Even though we probably know better, we may want to believe that some reality shows are closer to reality. Take one of my honest-to-goodness favorites: HGTV’s House Hunters.

Now, some might assume that House Hunters is, at least, in the neighborhood of “real” reality TV simply because it’s so blessedly innocuous. I watch a lot of television for my job: The last thing I want to do when I get home from a hard day’s work watching high-drama television is to watch more high-drama television. So my wife and I tend to look for plot-free programming. So for several years, our go-to shows would be House Hunters or House Hunters International.

Both were typically rated TV-G. We didn’t have to worry about sex or violence or lots of bad language. The worst content we had to navigate was a couple squabbling over whether the granite countertops were the right shade of beige.

Sure, I knew that not everything we saw on screen was “real.” I knew that perhaps the producers might’ve encouraged a little more couple conflict than was strictly warranted by circumstances. And we’ve reported that sometimes the house hunt itself can be a bit fabricated. But compared to Love Island or The Radkes, it felt like the reality television equivalent of an encyclopedia entry.

Boy, was I wrong.

Writing for Slate, Elizabeth Newcamp laid bare what House Hunters is really like behind the scenes. (And seems like she’d know, since she’s been on the show twice.) It’s a pretty entertaining read, so check it out if you’d like here. But the basic upshot is this: Newcamp’s experience on reality TV had next-to-nothing to do with reality.

Her time on House Hunters International was particularly fact-challenged. If you just watched the episode (which aired in 2017), you’d see Elizabeth and her husband, Jeff, shopping for a house in Delft, Netherlands. They teamed with a local relocation expert (Michael) to find the perfect property for their family of five. Elizabeth was all about the bathtub (to bathe the little ones in, of course).
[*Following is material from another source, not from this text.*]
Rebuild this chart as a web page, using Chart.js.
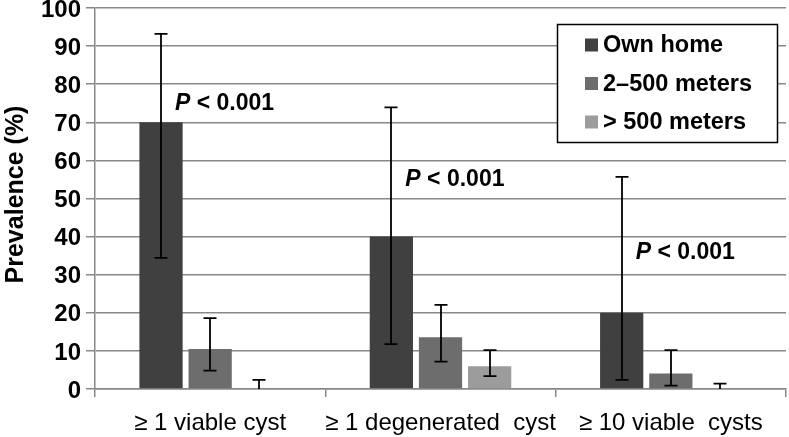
<!DOCTYPE html>
<html>
<head>
<meta charset="utf-8">
<script src="https://cdn.jsdelivr.net/npm/chart.js@4.4.0/dist/chart.umd.min.js"></script>
<style>
  html, body { margin: 0; padding: 0; background: #fff; }
  #wrap { position: relative; width: 789px; height: 437px; }
</style>
</head>
<body>
<div id="wrap"><canvas id="chart" width="789" height="437"></canvas></div>
<script>
// categories and series
const categories = ['≥ 1 viable cyst', '≥ 1 degenerated  cyst', '≥ 10 viable  cysts'];
const seriesNames = ['Own home', '2–500 meters', '> 500 meters'];
const seriesColors = ['#404040', '#6d6d6d', '#9c9c9c'];

const ownHome = [70, 40, 20];
const mid = [10.5, 13.6, 4.1];
const far = [0, 6.0, 0];

// 95% CI bounds (low, high) per series
const ownHomeLow = [34.4, 11.8, 2.4];
const ownHomeHigh = [93.2, 73.9, 55.7];
const midLow = [4.8, 7.2, 0.9];
const midHigh = [18.6, 22.1, 10.2];
const farLow = [0, 3.4, 0];
const farHigh = [2.4, 10.2, 1.4];

// significance labels: value (y) per category
const pLabelValues = [74.8, 54.9, 35.7];
const pLabelText = '< 0.001';

const yTicks = [0, 10, 20, 30, 40, 50, 60, 70, 80, 90, 100];

const lows = [ownHomeLow, midLow, farLow];
const highs = [ownHomeHigh, midHigh, farHigh];

const FONT = '"Liberation Sans", Arial, sans-serif';

// error bars with caps
const errorBars = {
  id: 'errorBars',
  afterDatasetsDraw(chart) {
    const { ctx, scales: { y } } = chart;
    ctx.save();
    ctx.strokeStyle = '#000';
    ctx.lineWidth = 1.8;
    chart.data.datasets.forEach((ds, di) => {
      const meta = chart.getDatasetMeta(di);
      meta.data.forEach((bar, i) => {
        const x = Math.round(bar.x);
        const top = y.getPixelForValue(highs[di][i]);
        const bot = y.getPixelForValue(lows[di][i]);
        ctx.beginPath();
        ctx.moveTo(x, top); ctx.lineTo(x, bot);
        ctx.moveTo(x - 6.5, top); ctx.lineTo(x + 6.5, top);
        if (lows[di][i] > 0) { ctx.moveTo(x - 6.5, bot); ctx.lineTo(x + 6.5, bot); }
        ctx.stroke();
      });
    });
    ctx.restore();
  }
};

// "P < 0.001" labels next to own-home bars
const pLabels = {
  id: 'pLabels',
  afterDatasetsDraw(chart) {
    const { ctx, scales: { y } } = chart;
    const meta = chart.getDatasetMeta(0);
    ctx.save();
    ctx.fillStyle = '#000';
    ctx.textBaseline = 'middle';
    meta.data.forEach((bar, i) => {
      let x = bar.x + 14;
      const yy = y.getPixelForValue(pLabelValues[i]);
      ctx.font = 'italic bold 23px ' + FONT;
      ctx.fillText('P', x, yy);
      x += ctx.measureText('P ').width;
      ctx.font = 'bold 23px ' + FONT;
      ctx.fillText(pLabelText, x, yy);
    });
    ctx.restore();
  }
};

// boxed legend inside the plot, upper right
const boxLegend = {
  id: 'boxLegend',
  afterDraw(chart) {
    const { ctx } = chart;
    const left = 557, top = 24, w = 220, h = 118;
    ctx.save();
    ctx.fillStyle = '#fff';
    ctx.fillRect(left, top, w, h);
    ctx.strokeStyle = '#000';
    ctx.lineWidth = 1.5;
    ctx.strokeRect(left + 0.5, top + 0.5, w, h);
    ctx.font = 'bold 23.5px ' + FONT;
    ctx.textBaseline = 'middle';
    chart.data.datasets.forEach((ds, i) => {
      const cy = top + 21 + i * 38.5;
      ctx.fillStyle = ds.backgroundColor;
      ctx.fillRect(left + 28, cy - 6.5, 13, 13);
      ctx.fillStyle = '#000';
      ctx.fillText(ds.label, left + 46, cy + 1);
    });
    ctx.restore();
  }
};

// rotated y-axis title
const yTitle = {
  id: 'yTitle',
  afterDraw(chart) {
    const { ctx, chartArea } = chart;
    ctx.save();
    ctx.translate(16, (chartArea.top + chartArea.bottom) / 2 - 4);
    ctx.rotate(-Math.PI / 2);
    ctx.font = 'bold 25px ' + FONT;
    ctx.fillStyle = '#000';
    ctx.textAlign = 'center';
    ctx.textBaseline = 'middle';
    ctx.fillText('Prevalence (%)', 0, 0);
    ctx.restore();
  }
};

new Chart(document.getElementById('chart'), {
  type: 'bar',
  data: {
    labels: categories,
    datasets: [ownHome, mid, far].map((d, i) => ({
      label: seriesNames[i],
      data: d,
      backgroundColor: seriesColors[i],
      borderWidth: 0,
      categoryPercentage: 0.64,
      barPercentage: 0.88
    }))
  },
  options: {
    responsive: false,
    animation: false,
    layout: { padding: { top: 8, right: 3, left: 0, bottom: 0 } },
    plugins: {
      legend: { display: false },
      tooltip: { enabled: false }
    },
    scales: {
      x: {
        afterFit(scale) { scale.height = 48; scale.paddingLeft = 0; scale.paddingRight = 0; },
        grid: {
          offset: true,
          drawOnChartArea: false,
          color: '#888',
          lineWidth: 1.5,
          tickLength: 8
        },
        border: { color: '#888', width: 1.5 },
        ticks: {
          color: '#000',
          padding: 12,
          maxRotation: 0,
          minRotation: 0,
          autoSkip: false,
          font: { family: FONT, size: 24 }
        }
      },
      y: {
        min: 0,
        max: 100,
        afterFit(scale) { scale.width = 95; scale.paddingTop = 0; scale.paddingBottom = 0; },
        afterBuildTicks(scale) { scale.ticks = yTicks.map(v => ({ value: v })); },
        grid: { color: '#888', lineWidth: 1.5, tickLength: 9 },
        border: { color: '#888', width: 1.5 },
        ticks: {
          color: '#000',
          padding: 5,
          labelOffset: 2,
          font: { family: FONT, size: 24, weight: 'bold' }
        }
      }
    }
  },
  plugins: [errorBars, pLabels, boxLegend, yTitle]
});
</script>
</body>
</html>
Jeff was all about the commute.

In real life, Jeff didn’t care that much about the commute. Elizabeth did want a bathtub, but not to the extent the television show suggested. And thankfully, she got it—in the house they bought a year before the show was taped! House Hunters had Elizabeth and Jeff tour their own house (after they moved all the furniture out of it) and nitpick it to death before they ultimately “chose” it. In fact, none of the houses they toured was, technically, for sale. And Michael, the “relocation expert,” was really just Elizabeth’s and Jeff’s neighbor. (He’s an IT specialist, turns out.) Elizabeth writes:

In the episode, I hinted at the absurdity of the whole situation when Michael mentioned that he lived near a house we were looking at. “Oh, so we could be neighbors,” I exclaimed, while biking to tour our actual house, down the street from his … where my children were playing with his daughter, under the supervision of his wife.

Filming was done in the space of a typical week, with the first day being Elizabeth’s and Jeff’s “first impressions” of Delft (despite having lived there for a year), while the next day they’d pretend to have lived in their actual house for months. The following three days were dedicated to the actual house hunt, apparently. “Keeping up with where we were in the story (and what verb tense to use) was a constant battle,” Elizabeth admits.

What was real on this reality show? Well, Jeff and Elizabeth were indeed married. They did buy the house they were depicted as buying, of course. Oh, and the wardrobe. “You’ll hear plenty of opinions on what you should wear,” Elizabeth writes, “but everything is coming out of your own closet.”

This is not a reason to hate House Hunters. Elizabeth likes the show so much that she and Jeff signed up to do it again when they moved back to the United States. (That episode seems marginally more “truthy,” in that they’d owned their Florida home for just weeks before the camera crews showed up, not a year.) But Elizabeth reminds us that reality TV, no matter how real it looks, is often not real at all.

“Like everything you see on TV, you shouldn’t take it at face value,” she tells us. “I do, however, love a good bathtub.”